Eduard Fraenkel (1888-1970), Horace (1957; rpt. Oxford: Oxford University Press, 1970), pp. 36-378 (footnote omitted):
In the modern world it is a familiar idea that a poem has its normal place in a book and that it is primarily to the potential reader of the book that the poem addresses itself. This idea is correct so far as the literature of highly advanced societies is concerned. In the Greek world the conditions under which a poem came into existence were, at least from the fourth century B.C., not fundamentally dissimilar to the conditions prevailing in the Renaissance or in our own time. But we are confronted with an entirely different situation when we turn to the seventh and sixth centuries B.C., the period during which, on the one hand, certain types of recitative poetry, such as elegy and iambics (the latter term covering poems in trochaic tetrameters as well), and, on the other hand, lyrics proper evolved their forms and became for a time the most productive and most significant genres of Greek poetry. If we are to form an idea of the life out of which iambics, elegies, and various types of song grew and of the function which poetry fulfilled within that life, we shall first of all have to cast off some conventional conceptions.

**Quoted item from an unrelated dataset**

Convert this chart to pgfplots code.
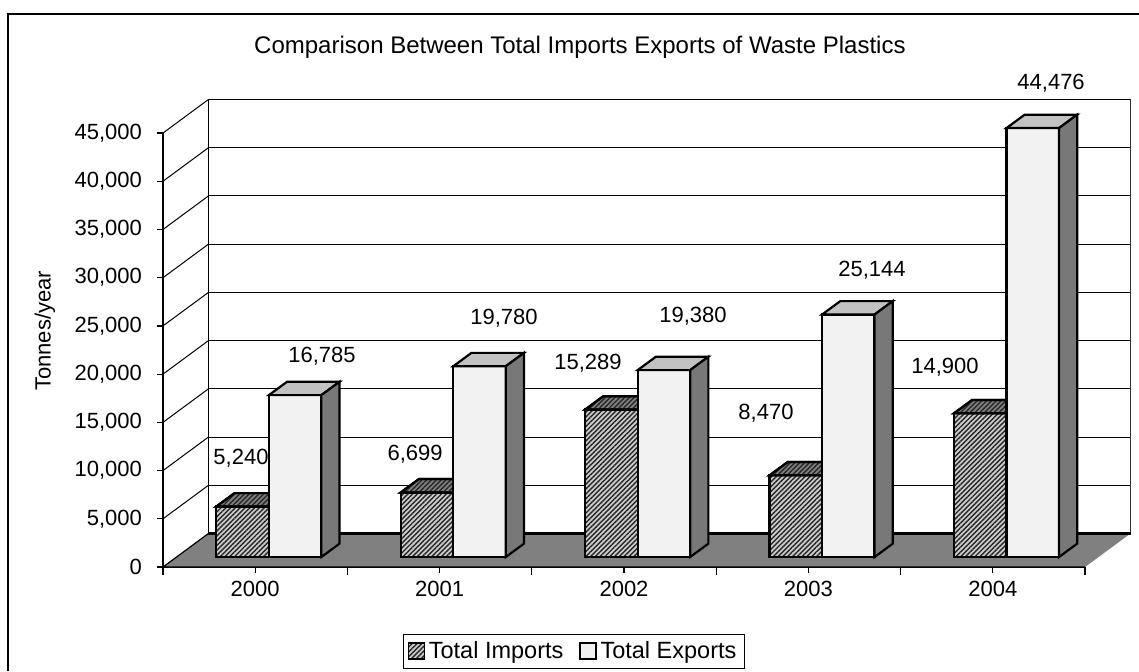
\documentclass[border=0pt]{standalone}
\usepackage{pgfplots}
\pgfplotsset{compat=1.18}
\usepackage{pgfplotstable}
\usetikzlibrary{patterns.meta}
\usepackage{fontspec}
\setmainfont{Liberation Sans}

\definecolor{impbase}{gray}{0.8}
\definecolor{imptopbase}{gray}{0.5}
\definecolor{expfront}{gray}{0.95}
\definecolor{exptop}{gray}{0.76}
\definecolor{expside}{gray}{0.47}
\definecolor{floorgray}{gray}{0.5}

\newcommand{\lblfont}{\fontsize{11bp}{13bp}\selectfont}

\pgfplotstableread{
idx year imp exp
0 2000 5240 16785
1 2001 6699 19780
2 2002 15289 19380
3 2003 8470 25144
4 2004 14900 44476
}\datatable

\pgfplotsset{
  face/.style={draw=black, line width=1.1bp, yshift=5bp, forget plot},
  hatch/.style={postaction={pattern={Lines[angle=45, distance=1.7bp, line width=0.7bp]}, pattern color=black!85}},
}

\begin{document}
\begin{tikzpicture}
\begin{axis}[
  scale only axis, width=461bp, height=217bp,
  xmin=0, xmax=5, ymin=0, ymax=45000,
  axis x line*=bottom, axis y line*=left,
  axis line style={-, line width=0.6bp},
  clip=false,
  tick align=outside,
  xtick={0.5,1.5,2.5,3.5,4.5},
  xticklabels={2000,2001,2002,2003,2004},
  major tick length=3bp,
  minor xtick={0,1,2,3,4,5},
  minor tick length=4bp,
  minor tick style={line width=0.6bp, black},
  ytick={0,5000,10000,15000,20000,25000,30000,35000,40000,45000},
  yticklabels={0,{5,000},{10,000},{15,000},{20,000},{25,000},{30,000},{35,000},{40,000},{45,000}},
  major tick style={line width=0.6bp, black},
  scaled y ticks=false,
  tick label style={font=\lblfont},
  yticklabel style={font=\lblfont, xshift=-4bp},
  xticklabel style={font=\lblfont, yshift=-0.5bp},
  ylabel={Tonnes/year},
  every axis y label/.style={at={(axis description cs:-0.128,0.544)}, rotate=90, anchor=center, font=\lblfont},
  legend image code/.code={\draw[#1, line width=0.6bp] (0bp,-4bp) rectangle (8bp,4bp);},
  legend style={at={(axis cs:2.229,-8710)}, anchor=center, draw=black, line width=0.5bp,
    font=\fontsize{11.75bp}{14bp}\selectfont, legend columns=2,
    inner xsep=2bp, inner ysep=1.5bp,
    /tikz/every even column/.append style={column sep=6bp}},
]
% back wall grid
\draw[black, line width=0.5bp]
  (axis cs:0.2467,8480) -- (axis cs:5.2467,8480)
  (axis cs:0.2467,13480) -- (axis cs:5.2467,13480)
  (axis cs:0.2467,18480) -- (axis cs:5.2467,18480)
  (axis cs:0.2467,23480) -- (axis cs:5.2467,23480)
  (axis cs:0.2467,28480) -- (axis cs:5.2467,28480)
  (axis cs:0.2467,33480) -- (axis cs:5.2467,33480)
  (axis cs:0.2467,38480) -- (axis cs:5.2467,38480)
  (axis cs:0.2467,43480) -- (axis cs:5.2467,43480)
  (axis cs:0.2467,48480) -- (axis cs:5.2467,48480);
\draw[black, line width=0.6bp] (axis cs:0.2467,3480) -- (axis cs:0.2467,48480);
\draw[black!80, line width=0.6bp] (axis cs:5.2467,3480) -- (axis cs:5.2467,48480);
% side wall lines
\draw[black, line width=0.5bp]
  (axis cs:0,5000) -- (axis cs:0.2467,8480)
  (axis cs:0,10000) -- (axis cs:0.2467,13480)
  (axis cs:0,15000) -- (axis cs:0.2467,18480)
  (axis cs:0,20000) -- (axis cs:0.2467,23480)
  (axis cs:0,25000) -- (axis cs:0.2467,28480)
  (axis cs:0,30000) -- (axis cs:0.2467,33480)
  (axis cs:0,35000) -- (axis cs:0.2467,38480)
  (axis cs:0,40000) -- (axis cs:0.2467,43480)
  (axis cs:0,45000) -- (axis cs:0.2467,48480);
% floor
\fill[floorgray] (axis cs:0,0) -- (axis cs:5,0) -- (axis cs:5.2467,3480) -- (axis cs:0.2467,3480) -- cycle;
\draw[black, line width=0.6bp] (axis cs:5,0) -- (axis cs:0,0) -- (axis cs:0.2467,3480);
\draw[black, line width=1.1bp] (axis cs:0.2467,3480) -- (axis cs:5.2467,3480);

% ---- Total Imports: front faces and top faces
\addplot[ybar, bar width=0.2847, bar shift=0pt, fill=impbase, hatch, draw=black, line width=1.1bp, yshift=5bp, forget plot]
  table[x expr=\thisrow{idx}+0.4317, y=imp] {\datatable};
\addplot[face, fill=imptopbase, hatch] coordinates {(0.2894,5240) (0.5741,5240) (0.6728,6629) (0.3881,6629)} -- cycle;
\addplot[face, fill=imptopbase, hatch] coordinates {(1.2894,6699) (1.5741,6699) (1.6728,8088) (1.3881,8088)} -- cycle;
\addplot[face, fill=imptopbase, hatch] coordinates {(2.2894,15289) (2.5741,15289) (2.6728,16678) (2.3881,16678)} -- cycle;
\addplot[face, fill=imptopbase, hatch] coordinates {(3.2894,8470) (3.5741,8470) (3.6728,9859) (3.3881,9859)} -- cycle;
\addplot[face, fill=imptopbase, hatch] coordinates {(4.2894,14900) (4.5741,14900) (4.6728,16289) (4.3881,16289)} -- cycle;

% ---- Total Exports: front faces, top faces, side faces
\addplot[ybar, bar width=0.2847, bar shift=0pt, fill=expfront, draw=black, line width=1.1bp, yshift=5bp, forget plot]
  table[x expr=\thisrow{idx}+0.7164, y=exp] {\datatable};
\addplot[face, fill=exptop] coordinates {(0.5741,16785) (0.8588,16785) (0.9575,18174) (0.6728,18174)} -- cycle;
\addplot[face, fill=exptop] coordinates {(1.5741,19780) (1.8588,19780) (1.9575,21169) (1.6728,21169)} -- cycle;
\addplot[face, fill=exptop] coordinates {(2.5741,19380) (2.8588,19380) (2.9575,20769) (2.6728,20769)} -- cycle;
\addplot[face, fill=exptop] coordinates {(3.5741,25144) (3.8588,25144) (3.9575,26533) (3.6728,26533)} -- cycle;
\addplot[face, fill=exptop] coordinates {(4.5741,44476) (4.8588,44476) (4.9575,45865) (4.6728,45865)} -- cycle;
\addplot[face, fill=expside] coordinates {(0.8588,0) (0.8588,16785) (0.9575,18174) (0.9575,1389)} -- cycle;
\addplot[face, fill=expside] coordinates {(1.8588,0) (1.8588,19780) (1.9575,21169) (1.9575,1389)} -- cycle;
\addplot[face, fill=expside] coordinates {(2.8588,0) (2.8588,19380) (2.9575,20769) (2.9575,1389)} -- cycle;
\addplot[face, fill=expside] coordinates {(3.8588,0) (3.8588,25144) (3.9575,26533) (3.9575,1389)} -- cycle;
\addplot[face, fill=expside] coordinates {(4.8588,0) (4.8588,44476) (4.9575,45865) (4.9575,1389)} -- cycle;

\addlegendimage{fill=impbase, hatch, draw=black}
\addlegendentry{Total Imports}
\addlegendimage{fill=expfront, draw=black}
\addlegendentry{Total Exports}

% data labels
\node[font=\lblfont] at (axis cs:0.423,11302) {5,240};
\node[font=\lblfont] at (axis cs:0.862,21879) {16,785};
\node[font=\lblfont] at (axis cs:1.367,11717) {6,699};
\node[font=\lblfont] at (axis cs:1.849,25819) {19,780};
\node[font=\lblfont] at (axis cs:2.305,21153) {15,289};
\node[font=\lblfont] at (axis cs:2.874,26026) {19,380};
\node[font=\lblfont] at (axis cs:3.270,15968) {8,470};
\node[font=\lblfont] at (axis cs:3.845,30796) {25,144};
\node[font=\lblfont] at (axis cs:4.241,20738) {14,900};
\node[font=\lblfont] at (axis cs:4.816,50186) {44,476};

% title
\node[font=\fontsize{12bp}{14bp}\selectfont] at (axis cs:2.261,53919) {Comparison Between Total Imports Exports of Waste Plastics};

% chart border (top and left edges visible)
\draw[black, line width=0.75bp] (axis cs:-0.8406,-10784) -- (axis cs:-0.8406,57341) -- (axis cs:5.2928,57341);

\coordinate (BBl) at (axis cs:-0.8839,-10784);
\coordinate (BBr) at (axis cs:5.2928,58792);
\end{axis}
\pgfresetboundingbox
\path[use as bounding box] (BBl) rectangle (BBr);
\end{tikzpicture}
\end{document}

Nowadays it is natural for many educated persons to open a book of verse when they want a rest or a change from the humdrum of their daily occupations, and hope to be diverted or, perhaps, exalted by lofty thoughts and the spell of noble rhythms and sounds. Whatever their motives, these modern readers look on poetry as something clearly separated from any practical activities and from the whole sphere of 'real life'. That, however, was not so during the early period of Greek literature. At that stage poetry, far from belonging to a domain remote from man's practical life, rather formed an integral, and indeed a highly important, part of it. This phenomenon may be illustrated by the position allotted to elegiac and iambic poems in the social life of the seventh and sixth centuries B.C. A work of one of those early elegists and iambists was originally destined not to be read but to be listened to as it was being recited, as a rule probably by the poet himself. Such a recitation could take place wherever the men whom the poet wished to address were likely to be found together. A most suitable opportunity was at hand in the banquet or symposium, which played such a prominent part in the normal life of a Greek and which provided special advantages for the undisturbed delivery of poetry, whether recited (often with the accompaniment of an instrument) or actually sung. From time immemorial some kind of poetical entertainment had been considered an all but indispensable element of a symposium. It would not be sufficient merely to say that the symposium provided an excellent opportunity for the performance of many types of poetry, for the existence of symposia as an established institution was in fact one of the main incentives for the composing of poems.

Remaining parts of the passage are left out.